Conforme o dirigente, apesar dos profissionais da linha de frente receberem máscaras, luvas e outros equipamentos, as pessoas que atuam no apoio, como nas farmácias, laboratórios, coleta de exames e vacinas, não recebem o material. "É um problema grave e prefeitura desrespeita uma nota técnica da própria Anvisa, que traz recomendações para que esses profissionais também usem os EPIs", disse. E essa situação fez a entidade acionar o Tribunal de Justiça de Minas Gerais, que já determinou a manifestação do Executivo municipal sobre o fornecimento das máscaras cirúrgicas, estoque, aquisições e tempo de uso dos equipamentos.

Rede estadual também confirma casos

Já nos onze hospitais da Fundação Hospitalar do Estado de Minas Gerais (Fhemig), foram confirmados três casos de coronavírus entre os profissionais de saúde: no Hospital João Paulo II, Maternidade Odete Valadares e Instituto Raul Soares – ainda há outros cinco suspeitos que aguardam a finalização dos exames. Em relação à síndrome gripal, que contempla outras doenças respiratórias, foram outros 63 funcionários infectados e afastados. 

A diretora do Sindicato Único dos Trabalhadores da Saúde de Minas Gerais (Sind-Saúde), Neuza Freitas, disse que já solicitou à Fhemig o número de pessoas que deixaram de atuar devido às doenças, mas não teve resposta. "São muitas denúncias e a fundação tenta minimizar os problemas. No Hospital Eduardo de Menezes, por exemplo, falta também equipamento de proteção, como aventais. Só são fornecidos os descartáveis, que não são tão eficientes", disse.

Além disso, há a preocupação com a reposição dos funcionários na já deficitária rede hospitalar. "O governo diz que os hospitais estão preparados para o pico da pandemia, mas na realidade o que vemos é número de trabalhadores reduzidos e falta de equipamentos. E se não fornece, eles vão adoecer amanhã", finaliza.

Outro lado

Em nota, a Secretaria Municipal de Saúde alegou que não foi intimada sobre a decisão judicial. A pasta ainda enfatiza que segue todas as recomendações das notas técnicas elaboradas por especialistas e a rede municipal está abastecida em relação aos equipamentos de proteção individual. "A secretaria mantém as compras para abastecer os estoques das unidades e os fornecedores têm mantido entregas regulares", informa.

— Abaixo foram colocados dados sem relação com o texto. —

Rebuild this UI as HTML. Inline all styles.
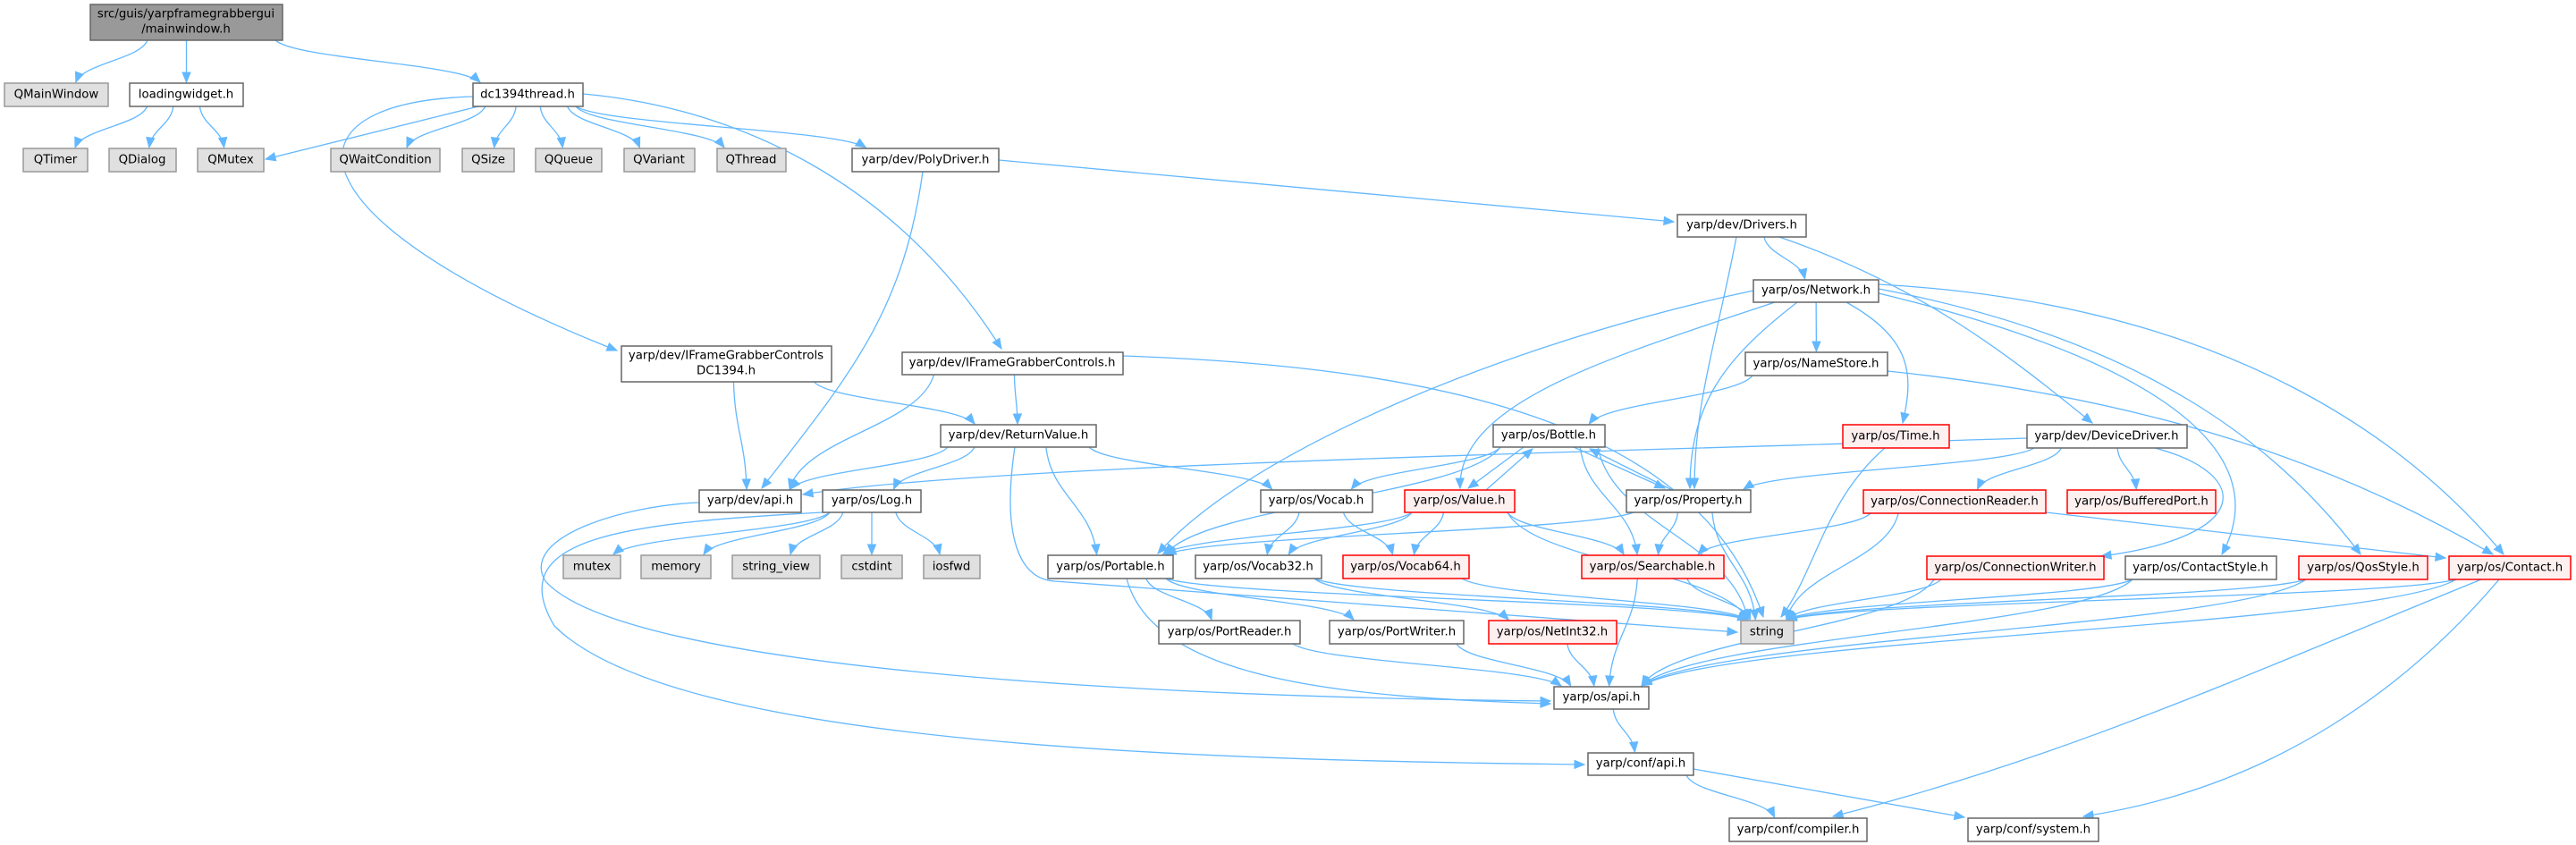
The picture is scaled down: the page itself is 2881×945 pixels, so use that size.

Em relação à falta de equipamentos, a secretaria afirmou que a UPA Leste possui três respiradores e, neste momento, apenas um é utilizado. O órgão alega que as capacitações dos profissionais foram iniciadas no início do ano e várias notas técnicas divulgadas com atualização contínua do conhecimento. "Os profissionais da Rede SUS-BH foram sensibilizados e capacitados em relação ao diagnóstico, assistência, monitoramento e tratamento diante de casos suspeitos de Covid-19", informa.

A Fhemig também alegou que as unidades possuem todos os materiais de proteção necessários. "Sabemos que esses itens se encontram em falta no mercado e é necessário que haja um contingenciamento para evitar extravios e o uso indiscriminado, o que acarretará, realmente, em riscos para servidores e pacientes", reconhece. 

Sobre os profissionais afastados, a rede disse que já realizou chamamentos emergenciais  para reforçar o quadro de profissionais da linha de frente. Ainda conforme a fundação, "o servidor que apresentar febre e sinais ou sintomas respiratórios característicos da covid-19 (tosse, falta de ar, coriza, congestão nasal) deverá ser orientado pela chefia imediata a preencher a autodeclaração e a permanecer em quarentena domiciliar por 14 dias e, se necessário, buscar atendimento médico".